### YOUR INSTRUCTIONS
From the entries that follow, pick out all lines holding "this".

### SOURCE MATERIAL
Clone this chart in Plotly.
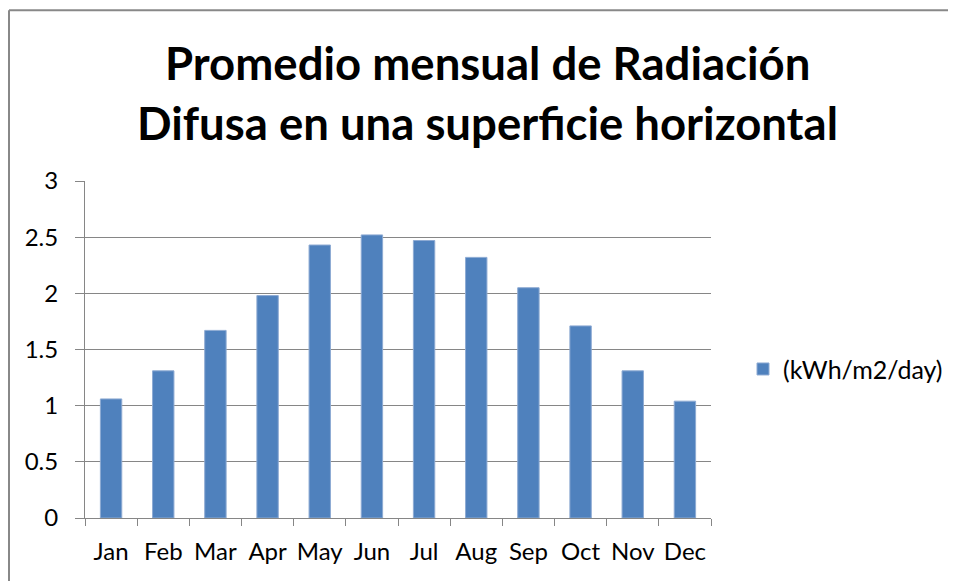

---

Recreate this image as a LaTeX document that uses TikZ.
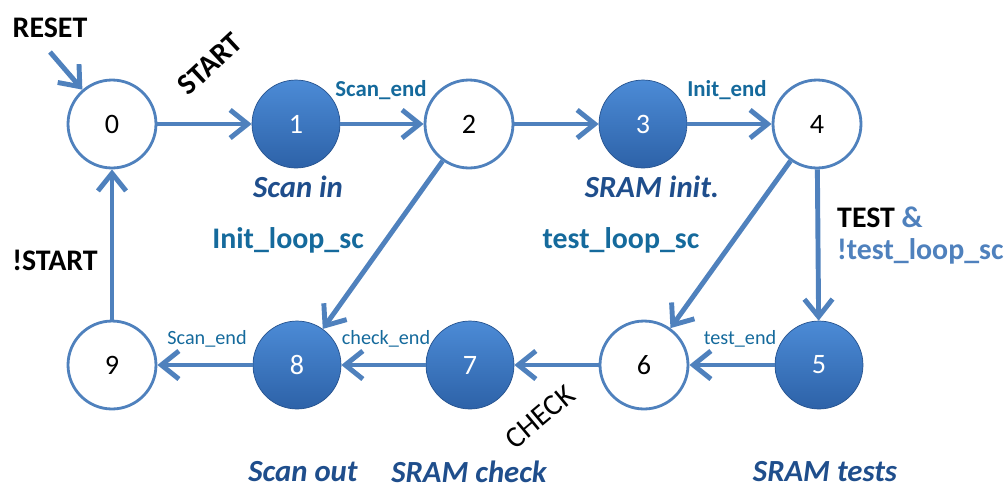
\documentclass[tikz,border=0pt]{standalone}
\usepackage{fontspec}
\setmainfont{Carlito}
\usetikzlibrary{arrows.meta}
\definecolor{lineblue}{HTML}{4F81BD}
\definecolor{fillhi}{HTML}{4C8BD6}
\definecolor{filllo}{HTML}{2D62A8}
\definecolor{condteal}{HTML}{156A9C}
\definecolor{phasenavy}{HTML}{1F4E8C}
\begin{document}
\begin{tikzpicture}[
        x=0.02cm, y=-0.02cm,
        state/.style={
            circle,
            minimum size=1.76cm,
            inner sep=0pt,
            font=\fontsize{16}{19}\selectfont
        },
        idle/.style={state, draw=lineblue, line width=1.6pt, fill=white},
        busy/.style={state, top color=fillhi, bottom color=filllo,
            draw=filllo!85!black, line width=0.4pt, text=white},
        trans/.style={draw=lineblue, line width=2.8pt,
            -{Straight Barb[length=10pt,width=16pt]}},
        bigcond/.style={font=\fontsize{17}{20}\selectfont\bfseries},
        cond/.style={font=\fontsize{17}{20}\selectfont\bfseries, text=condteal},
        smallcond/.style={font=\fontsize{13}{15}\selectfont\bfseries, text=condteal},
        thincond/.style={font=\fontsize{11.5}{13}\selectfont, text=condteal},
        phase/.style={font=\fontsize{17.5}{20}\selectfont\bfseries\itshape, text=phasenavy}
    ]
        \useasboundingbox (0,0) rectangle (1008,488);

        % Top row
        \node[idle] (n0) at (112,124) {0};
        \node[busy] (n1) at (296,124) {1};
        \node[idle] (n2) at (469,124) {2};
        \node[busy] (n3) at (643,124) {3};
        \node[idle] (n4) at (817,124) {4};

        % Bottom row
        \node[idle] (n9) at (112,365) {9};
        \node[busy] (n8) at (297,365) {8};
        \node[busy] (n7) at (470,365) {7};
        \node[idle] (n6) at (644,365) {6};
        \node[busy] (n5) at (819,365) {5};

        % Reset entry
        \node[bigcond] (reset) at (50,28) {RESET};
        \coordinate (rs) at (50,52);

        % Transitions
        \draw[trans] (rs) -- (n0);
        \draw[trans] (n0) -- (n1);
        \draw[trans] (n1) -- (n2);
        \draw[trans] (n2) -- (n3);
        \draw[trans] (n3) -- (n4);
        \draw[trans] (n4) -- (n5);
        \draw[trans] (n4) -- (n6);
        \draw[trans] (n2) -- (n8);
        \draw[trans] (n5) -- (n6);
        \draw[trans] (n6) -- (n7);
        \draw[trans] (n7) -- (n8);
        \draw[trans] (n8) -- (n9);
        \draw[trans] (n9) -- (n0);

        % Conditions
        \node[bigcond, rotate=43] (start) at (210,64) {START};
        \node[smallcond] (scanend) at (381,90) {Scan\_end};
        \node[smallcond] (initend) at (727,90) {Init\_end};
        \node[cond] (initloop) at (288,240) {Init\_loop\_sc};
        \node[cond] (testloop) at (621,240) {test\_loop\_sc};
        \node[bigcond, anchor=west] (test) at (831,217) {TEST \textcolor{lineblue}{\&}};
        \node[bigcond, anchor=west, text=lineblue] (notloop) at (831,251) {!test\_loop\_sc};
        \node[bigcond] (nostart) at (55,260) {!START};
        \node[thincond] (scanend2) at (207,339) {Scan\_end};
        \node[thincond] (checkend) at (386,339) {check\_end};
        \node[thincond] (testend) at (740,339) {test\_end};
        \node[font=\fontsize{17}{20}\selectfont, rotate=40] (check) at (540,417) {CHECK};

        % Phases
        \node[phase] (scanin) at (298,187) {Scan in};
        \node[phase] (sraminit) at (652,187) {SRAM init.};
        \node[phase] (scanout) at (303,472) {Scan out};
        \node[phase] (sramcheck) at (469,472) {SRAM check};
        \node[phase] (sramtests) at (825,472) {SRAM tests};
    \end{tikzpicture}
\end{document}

--

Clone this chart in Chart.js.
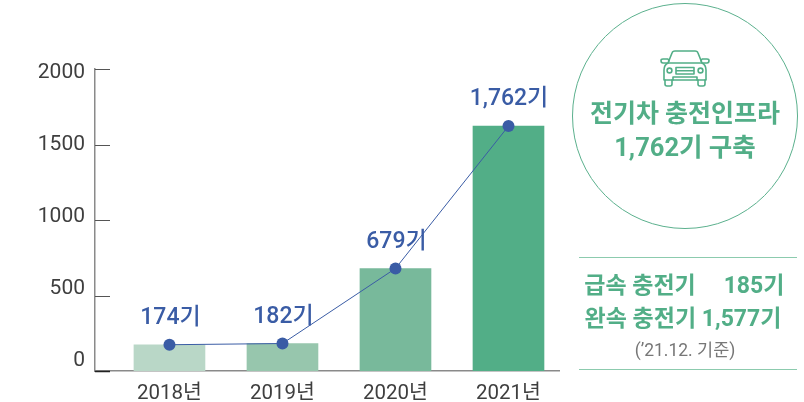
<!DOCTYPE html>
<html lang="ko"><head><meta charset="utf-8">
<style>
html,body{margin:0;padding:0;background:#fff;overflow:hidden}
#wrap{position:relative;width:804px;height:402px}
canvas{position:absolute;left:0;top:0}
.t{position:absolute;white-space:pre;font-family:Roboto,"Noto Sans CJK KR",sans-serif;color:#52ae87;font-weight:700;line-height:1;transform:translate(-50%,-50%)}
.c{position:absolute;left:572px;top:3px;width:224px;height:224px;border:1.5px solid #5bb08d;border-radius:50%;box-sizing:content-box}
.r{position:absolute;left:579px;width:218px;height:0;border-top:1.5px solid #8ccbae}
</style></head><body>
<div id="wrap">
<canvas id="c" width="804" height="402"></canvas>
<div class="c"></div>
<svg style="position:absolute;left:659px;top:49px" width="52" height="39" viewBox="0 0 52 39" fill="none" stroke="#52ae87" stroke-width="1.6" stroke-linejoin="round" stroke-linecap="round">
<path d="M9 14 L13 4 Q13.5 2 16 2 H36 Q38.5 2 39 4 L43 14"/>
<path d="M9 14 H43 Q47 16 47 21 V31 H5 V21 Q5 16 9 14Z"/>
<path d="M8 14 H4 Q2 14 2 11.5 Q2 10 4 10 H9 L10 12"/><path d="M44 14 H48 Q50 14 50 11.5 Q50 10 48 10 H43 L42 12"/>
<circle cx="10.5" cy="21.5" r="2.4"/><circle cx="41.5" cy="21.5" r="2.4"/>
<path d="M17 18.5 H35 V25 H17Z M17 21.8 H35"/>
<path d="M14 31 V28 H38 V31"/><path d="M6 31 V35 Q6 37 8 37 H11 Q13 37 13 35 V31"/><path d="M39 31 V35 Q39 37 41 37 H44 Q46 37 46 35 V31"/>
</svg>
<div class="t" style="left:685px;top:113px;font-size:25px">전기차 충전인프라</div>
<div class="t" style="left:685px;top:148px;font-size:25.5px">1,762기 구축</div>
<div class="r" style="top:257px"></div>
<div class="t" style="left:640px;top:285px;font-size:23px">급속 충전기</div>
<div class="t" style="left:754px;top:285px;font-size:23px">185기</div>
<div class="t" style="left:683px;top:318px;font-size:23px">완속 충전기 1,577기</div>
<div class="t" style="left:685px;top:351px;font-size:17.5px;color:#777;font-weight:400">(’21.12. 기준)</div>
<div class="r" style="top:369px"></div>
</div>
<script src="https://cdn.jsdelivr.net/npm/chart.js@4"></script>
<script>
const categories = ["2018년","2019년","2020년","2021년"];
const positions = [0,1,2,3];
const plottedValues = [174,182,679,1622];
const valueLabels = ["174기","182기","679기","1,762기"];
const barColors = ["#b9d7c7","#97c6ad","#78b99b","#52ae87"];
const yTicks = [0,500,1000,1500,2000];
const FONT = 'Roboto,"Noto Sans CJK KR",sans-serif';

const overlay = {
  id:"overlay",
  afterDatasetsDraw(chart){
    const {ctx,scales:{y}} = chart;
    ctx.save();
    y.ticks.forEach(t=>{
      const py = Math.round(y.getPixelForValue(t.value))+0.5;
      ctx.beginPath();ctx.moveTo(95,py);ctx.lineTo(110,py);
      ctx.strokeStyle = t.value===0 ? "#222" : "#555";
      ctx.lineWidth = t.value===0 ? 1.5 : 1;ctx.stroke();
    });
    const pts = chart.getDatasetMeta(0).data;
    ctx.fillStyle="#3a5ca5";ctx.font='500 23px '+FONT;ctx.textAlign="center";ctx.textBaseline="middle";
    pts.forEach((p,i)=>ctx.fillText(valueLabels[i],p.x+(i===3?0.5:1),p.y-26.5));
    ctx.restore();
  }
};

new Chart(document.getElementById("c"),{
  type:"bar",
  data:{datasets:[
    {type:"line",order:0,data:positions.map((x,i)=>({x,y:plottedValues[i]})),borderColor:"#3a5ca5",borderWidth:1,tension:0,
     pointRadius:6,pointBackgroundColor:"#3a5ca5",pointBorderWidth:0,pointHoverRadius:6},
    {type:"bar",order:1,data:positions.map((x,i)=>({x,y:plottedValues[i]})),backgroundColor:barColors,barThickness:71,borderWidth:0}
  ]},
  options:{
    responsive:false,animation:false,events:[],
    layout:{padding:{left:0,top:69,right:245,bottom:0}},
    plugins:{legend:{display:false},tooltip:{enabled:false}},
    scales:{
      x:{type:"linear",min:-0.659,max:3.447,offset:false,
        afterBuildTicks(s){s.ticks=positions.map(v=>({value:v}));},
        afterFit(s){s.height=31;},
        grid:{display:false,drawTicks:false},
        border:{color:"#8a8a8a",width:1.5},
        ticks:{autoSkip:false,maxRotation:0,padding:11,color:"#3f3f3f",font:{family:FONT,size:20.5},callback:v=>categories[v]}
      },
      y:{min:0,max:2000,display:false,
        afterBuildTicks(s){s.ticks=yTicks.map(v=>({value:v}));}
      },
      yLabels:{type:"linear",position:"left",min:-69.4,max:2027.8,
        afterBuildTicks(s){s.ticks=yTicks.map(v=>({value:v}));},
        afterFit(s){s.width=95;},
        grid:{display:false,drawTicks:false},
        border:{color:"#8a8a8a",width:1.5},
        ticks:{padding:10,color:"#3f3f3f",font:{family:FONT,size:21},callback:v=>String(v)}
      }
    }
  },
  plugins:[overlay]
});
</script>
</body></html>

### RESPONSE BELOW
Clone this chart in Plotly.
Recreate this image as a LaTeX document that uses TikZ.
Clone this chart in Chart.js.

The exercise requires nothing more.